Pakar pendidikan dari beberapa Universitas di Makassar, menegaskan bahwa kebijakan penggunaan Dana BOS harus sesuai dengan juknis yang ditetapkan Kementerian Pendidikan, dan tidak bisa dialihkan untuk membiayai program prioritas provinsi.

“BOS adalah instrumen APBN yang ditujukan untuk menunjang kebutuhan langsung peserta didik dan sekolah. Jika kemudian dipakai untuk kegiatan seperti sosialisasi program gubernur, apalagi dengan mendanai narasumber, itu sudah keluar dari substansinya,” jelasnya.

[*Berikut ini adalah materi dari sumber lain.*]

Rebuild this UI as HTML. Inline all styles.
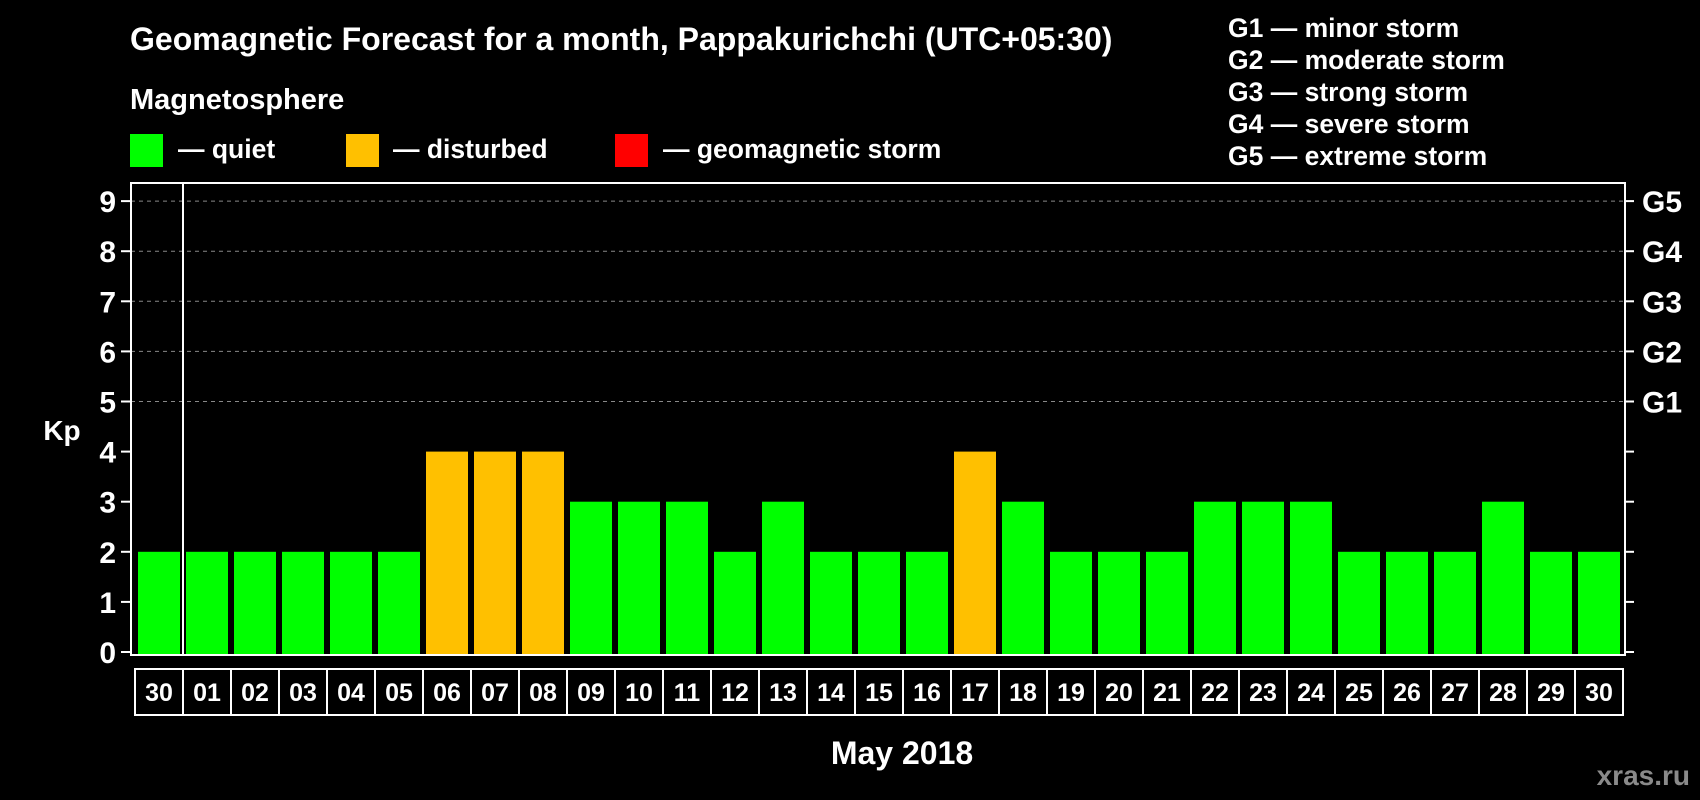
<!DOCTYPE html>
<html><head><meta charset="utf-8"><style>
html,body{margin:0;padding:0;background:#000;}
svg{display:block;font-family:"Liberation Sans",Arial,sans-serif;font-weight:bold;}
</style></head><body>
<svg id="chart" width="1700" height="800" viewBox="0 0 1700 800">
<rect x="0" y="0" width="1700" height="800" fill="#000"/>
<text x="130" y="50" fill="#fff" font-size="32">Geomagnetic Forecast for a month, Pappakurichchi (UTC+05:30)</text>
<text x="130" y="109" fill="#fff" font-size="29">Magnetosphere</text>
<g><rect x="130" y="134" width="33" height="33" fill="#00ff00"/><text x="178" y="158" fill="#fff" font-size="26.5">— quiet</text></g>
<g><rect x="346" y="134" width="33" height="33" fill="#ffc000"/><text x="393" y="158" fill="#fff" font-size="26.5">— disturbed</text></g>
<g><rect x="615" y="134" width="33" height="33" fill="#ff0000"/><text x="663" y="158" fill="#fff" font-size="26.5">— geomagnetic storm</text></g>
<g fill="#fff" font-size="26.5">
<text x="1228" y="37">G1 — minor storm</text>
<text x="1228" y="69">G2 — moderate storm</text>
<text x="1228" y="101">G3 — strong storm</text>
<text x="1228" y="133">G4 — severe storm</text>
<text x="1228" y="165">G5 — extreme storm</text>
</g>
<g id="grid"></g>
<g id="bars"></g>
<rect x="131" y="183" width="1494" height="472" fill="none" stroke="#fff" stroke-width="2"/>
<line x1="183" y1="183" x2="183" y2="655" stroke="#fff" stroke-width="2"/>
<g id="axes"></g>
<text x="62" y="440" fill="#fff" font-size="28" text-anchor="middle">Kp</text>
<text x="902" y="764" fill="#fff" font-size="32" text-anchor="middle">May 2018</text>
<text x="1690" y="785" fill="#8a8a8a" font-size="28" text-anchor="end">xras.ru</text>
</svg>
<script>
const days = ["30","01","02","03","04","05","06","07","08","09","10","11","12","13","14","15","16","17","18","19","20","21","22","23","24","25","26","27","28","29","30"];
const kp = [2,2,2,2,2,2,4,4,4,3,3,3,2,3,2,2,2,4,3,2,2,2,3,3,3,2,2,2,3,2,2];
const yTicks = [0,1,2,3,4,5,6,7,8,9];
const gLabels = ["G1","G2","G3","G4","G5"];
const gLevels = [5,6,7,8,9];
const NS="http://www.w3.org/2000/svg";
const x0=135, bw=48, y0=652, unit=50.1, frameBottom=655;
function xs(i){return x0+i*bw;}
function ys(v){return y0-v*unit;}
function mk(t,a){const e=document.createElementNS(NS,t);for(const k in a)e.setAttribute(k,a[k]);return e;}
const grid=document.getElementById('grid'),bars=document.getElementById('bars'),axes=document.getElementById('axes');
gLevels.forEach((v,i)=>{
 const l=mk('line',{x1:131,x2:1625,y1:ys(v),y2:ys(v),stroke:'#888','stroke-dasharray':'4,4','stroke-width':1});
 
 
 grid.appendChild(l);
 const t=mk('text',{x:1642,y:ys(v)+11,fill:'#fff','font-size':30});
 t.textContent=gLabels[i];
 
 
 axes.appendChild(t);
});
yTicks.forEach(v=>{
 const l=mk('line',{x1:121,x2:131,y1:ys(v),y2:ys(v),stroke:'#fff','stroke-width':2});
 
 
 axes.appendChild(l);
 const r=mk('line',{x1:1625,x2:1634,y1:ys(v),y2:ys(v),stroke:'#fff','stroke-width':2});
 
 
 axes.appendChild(r);
 const t=mk('text',{x:116,y:ys(v)+11,fill:'#fff','font-size':30,'text-anchor':'end'});
 t.textContent=v;
 
 
 axes.appendChild(t);
});
kp.forEach((v,i)=>{
 const b=mk('rect',{x:xs(i)+3,y:ys(v),width:bw-6,height:frameBottom-ys(v)-1,fill:v>=5?'#ff0000':(v>=4?'#ffc000':'#00ff00')});
 
 
 bars.appendChild(b);
 const box=mk('rect',{x:xs(i),y:669,width:bw,height:46,fill:'none',stroke:'#fff','stroke-width':2});
 
 
 axes.appendChild(box);
 const t=mk('text',{x:xs(i)+bw/2,y:701,fill:'#fff','font-size':25,'text-anchor':'middle'});
 t.textContent=days[i];
 
 
 axes.appendChild(t);
});
</script>
</body></html>
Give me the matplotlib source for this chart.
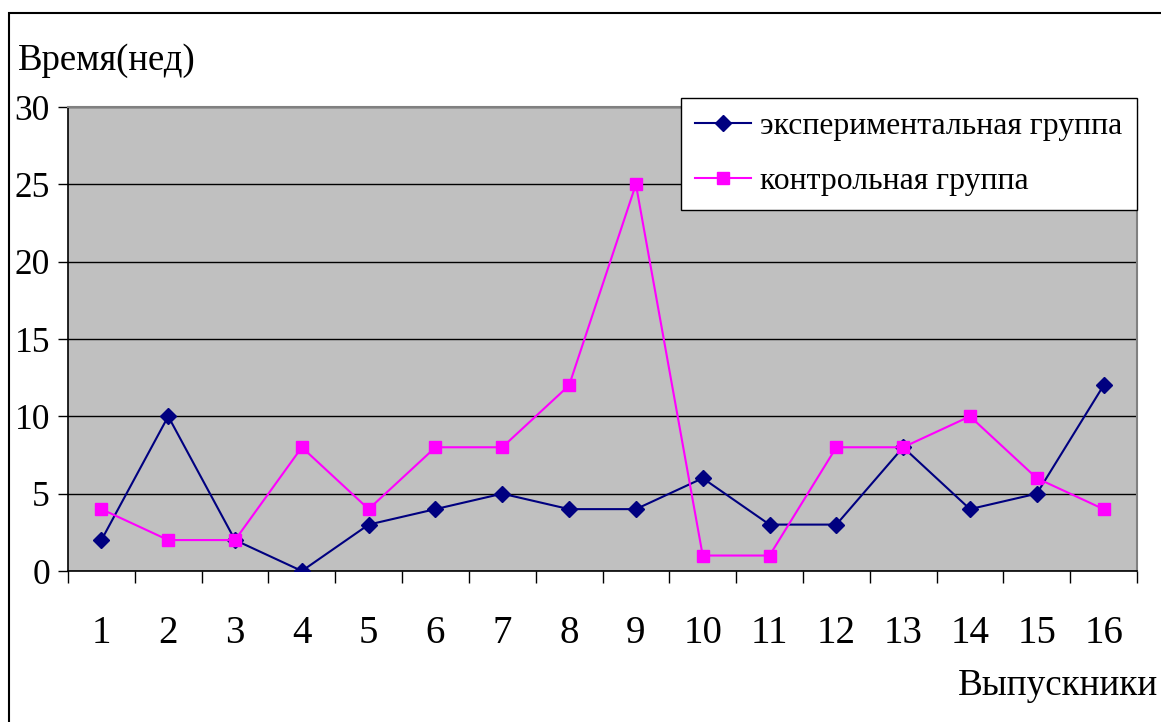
import matplotlib
matplotlib.use("Agg")
import matplotlib.pyplot as plt
from matplotlib.patches import Rectangle
from matplotlib.ticker import FixedLocator

graduates = list(range(1, 17))
experimental = [2, 10, 2, 0, 3, 4, 5, 4, 4, 6, 3, 3, 8, 4, 5, 12]
control = [4, 2, 2, 8, 4, 8, 8, 12, 25, 1, 1, 8, 8, 10, 6, 4]
y_ticks = [0, 5, 10, 15, 20, 25, 30]

plt.rcParams["font.family"] = ["Liberation Serif", "DejaVu Serif"]

W, H = 1161, 722
fig = plt.figure(figsize=(W / 100, H / 100), dpi=100)
fig.patch.set_facecolor("white")

# outer chart frame
fig.patches.append(Rectangle((9 / W, -0.1), 2.0, (H - 13) / H + 0.1,
                             transform=fig.transFigure, fill=False,
                             edgecolor="black", linewidth=1.5, clip_on=False))

ax = fig.add_axes([68 / W, (H - 571) / H, (1137 - 68) / W, (571 - 107) / H])
ax.set_facecolor("#C0C0C0")

ax.set_xlim(0.5, 16.5)
ax.set_ylim(0, 30)
ax.set_yticks(y_ticks)
ax.yaxis.grid(True, color="black", linewidth=1.0)
ax.set_axisbelow(True)

ax.plot(graduates, experimental, color="#000080", linewidth=1.5,
        marker="D", markersize=8, markerfacecolor="#000080",
        markeredgecolor="#000080", label="экспериментальная группа", zorder=3)
ax.plot(graduates, control, color="#FF00FF", linewidth=1.5,
        marker="s", markersize=9, markerfacecolor="#FF00FF",
        markeredgecolor="#FF00FF", label="контрольная группа", zorder=3)

ax.set_xticks(graduates)
ax.set_xticklabels([str(g) for g in graduates], fontsize=28)
ax.xaxis.set_minor_locator(FixedLocator([g + 0.5 for g in range(0, 17)]))
ax.tick_params(axis="x", which="major", length=0, pad=32)
ax.tick_params(axis="x", which="minor", length=8.5, width=1.0, color="black")
ax.tick_params(axis="y", which="major", length=7, width=1.0, labelsize=25.5, pad=6)

for side in ("top", "right"):
    ax.spines[side].set_color("#808080")
    ax.spines[side].set_linewidth(1.5)
for side in ("left", "bottom"):
    ax.spines[side].set_color("black")
    ax.spines[side].set_linewidth(1.2)

fig.text(18 / W, (H - 70) / H, "Время(нед)", fontsize=26.5, ha="left", va="baseline")
fig.text(1158 / W, (H - 695) / H, "Выпускники", fontsize=26.7, ha="right", va="baseline")

leg = ax.legend(loc="upper left", bbox_to_anchor=((681 - 68) / (1137 - 68), 1 + (107 - 98) / (571 - 107)),
                fontsize=22.8, frameon=True, fancybox=False, edgecolor="black",
                framealpha=1.0, borderpad=0.45, labelspacing=0.8,
                handlelength=1.75, handletextpad=0.3, borderaxespad=0)
leg.get_frame().set_linewidth(1.0)

fig.savefig("out.png", dpi=100)
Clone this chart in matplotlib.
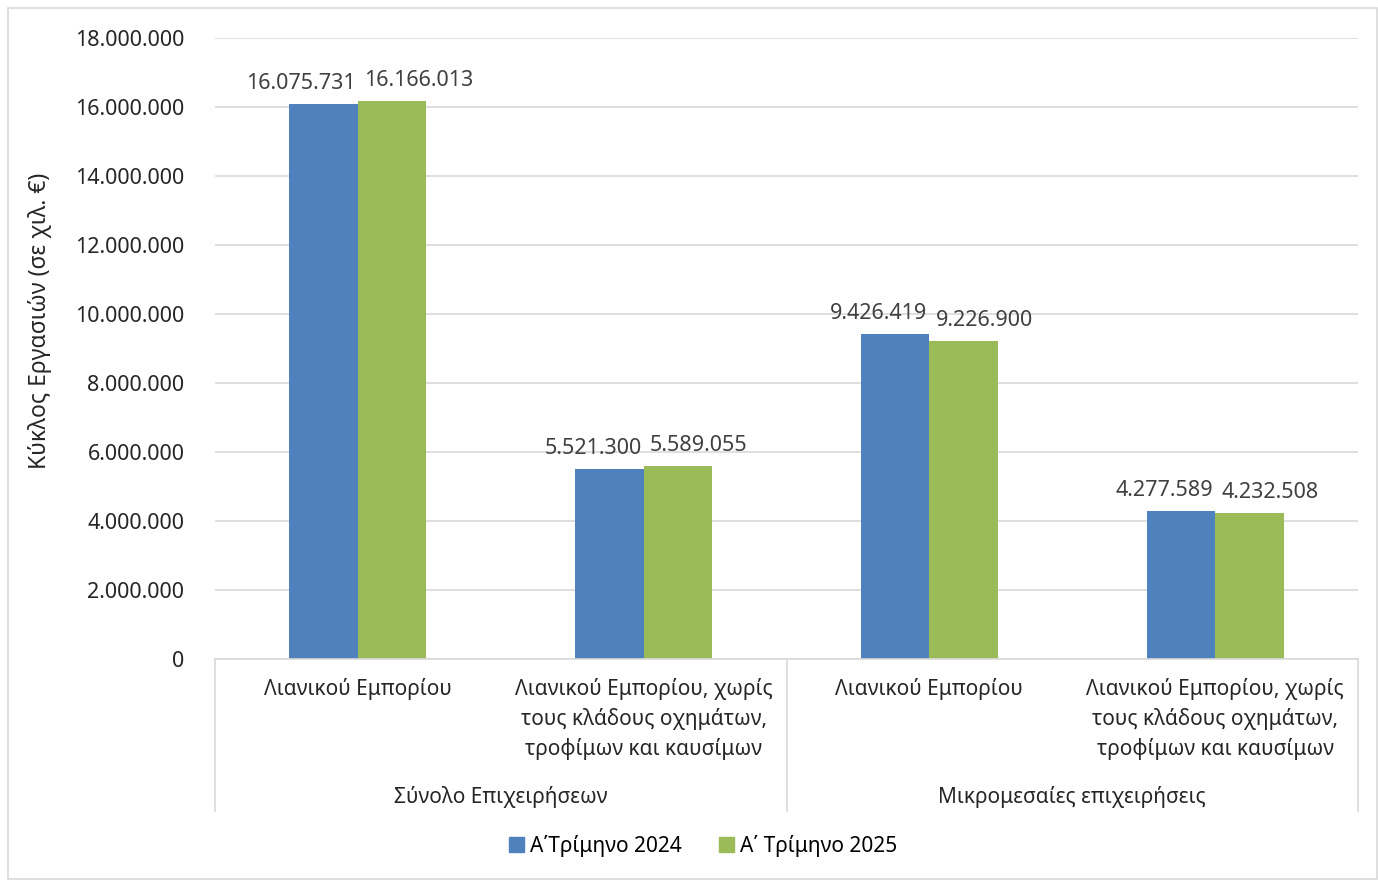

Ia juga mengingatkan agar pemerintah provinsi tidak menggeser tanggung jawab anggaran ke sekolah. “Kalau program itu prioritas gubernur, maka jelas logikanya harus dibiayai APBD. Jangan sampai kebijakan baik justru menimbulkan praktik maladministrasi. Kalau dipaksakan, sekolah bisa terjerat masalah hukum,” tegasnya.

Mengacu pada Permendikbudristek Nomor 63 Tahun 2022 tentang Petunjuk Teknis Pengelolaan Dana BOS Reguler, Dana BOS hanya diperbolehkan digunakan untuk kegiatan operasional sekolah yang mendukung langsung pembelajaran siswa, seperti pengadaan buku, kegiatan ekstrakurikuler, honor guru honorer, perawatan sarana, dan peningkatan mutu pembelajaran.

Dalam aturan tersebut tidak ada ruang bagi sekolah untuk membiayai program prioritas pemerintah provinsi atau kegiatan sosialisasi yang menghadirkan narasumber dari luar sekolah. Bahkan, Kementerian Pendidikan menegaskan bahwa penggunaan BOS harus sesuai juknis, dan penyalahgunaan dana dapat dikenakan sanksi administratif hingga pidana.

Selain itu, Undang-Undang Nomor 23 Tahun 2014 tentang Pemerintahan Daerah menegaskan bahwa kewenangan pendidikan menengah ada pada pemerintah provinsi, sehingga pembiayaan program prioritas gubernur mestinya diambil dari APBD provinsi, bukan dari alokasi BOS di sekolah.

Mengacu pada Permendikbudristek Nomor 63 Tahun 2022 tentang Petunjuk Teknis Pengelolaan Dana BOS Reguler, terdapat ketentuan jelas yang membatasi penggunaan BOS:

– Pasal 5 ayat (1) menyebutkan bahwa Dana BOS digunakan untuk mendanai kegiatan operasional sekolah non-personalia dan dapat digunakan untuk mendukung kegiatan pembelajaran.

– Pasal 5 ayat (2) menegaskan penggunaan Dana BOS harus sesuai dengan komponen kegiatan yang diatur dalam juknis, di antaranya: penyediaan kegiatan pembelajaran, perawatan sarana prasarana, honor tenaga pendidik non-ASN, pengembangan perpustakaan, hingga kebutuhan siswa kurang mampu.

– Pasal 11 menekankan bahwa kepala sekolah wajib menggunakan Dana BOS sesuai dengan Rencana Kegiatan dan Anggaran Sekolah (RKAS) yang disusun bersama dewan guru dan komite sekolah, serta tidak boleh digunakan untuk kepentingan di luar ketentuan juknis.

Dengan aturan ini, jelas bahwa penggunaan BOS untuk membiayai program prioritas provinsi, termasuk sosialisasi Smart School dengan narasumber dari luar sekolah, tidak memiliki dasar hukum.

Selain itu, Undang-Undang Nomor 23 Tahun 2014 tentang Pemerintahan Daerah menegaskan bahwa urusan pendidikan menengah menjadi kewenangan provinsi. Artinya, pendanaan program prioritas gubernur seharusnya dialokasikan melalui APBD Provinsi, bukan melalui dana BOS yang merupakan bagian dari APBN.

Dengan berbagai masukan ini, masyarakat berharap pemerintah provinsi dapat mengevaluasi pola pendanaan dan memastikan bahwa program prioritas gubernur tidak merugikan sekolah maupun siswa. “Jangan sampai kebijakan yang niatnya bagus malah kontraproduktif. APBD harus jadi penopang utama agar dunia pendidikan tetap bersih dari praktik komersialisasi,” tutupnya.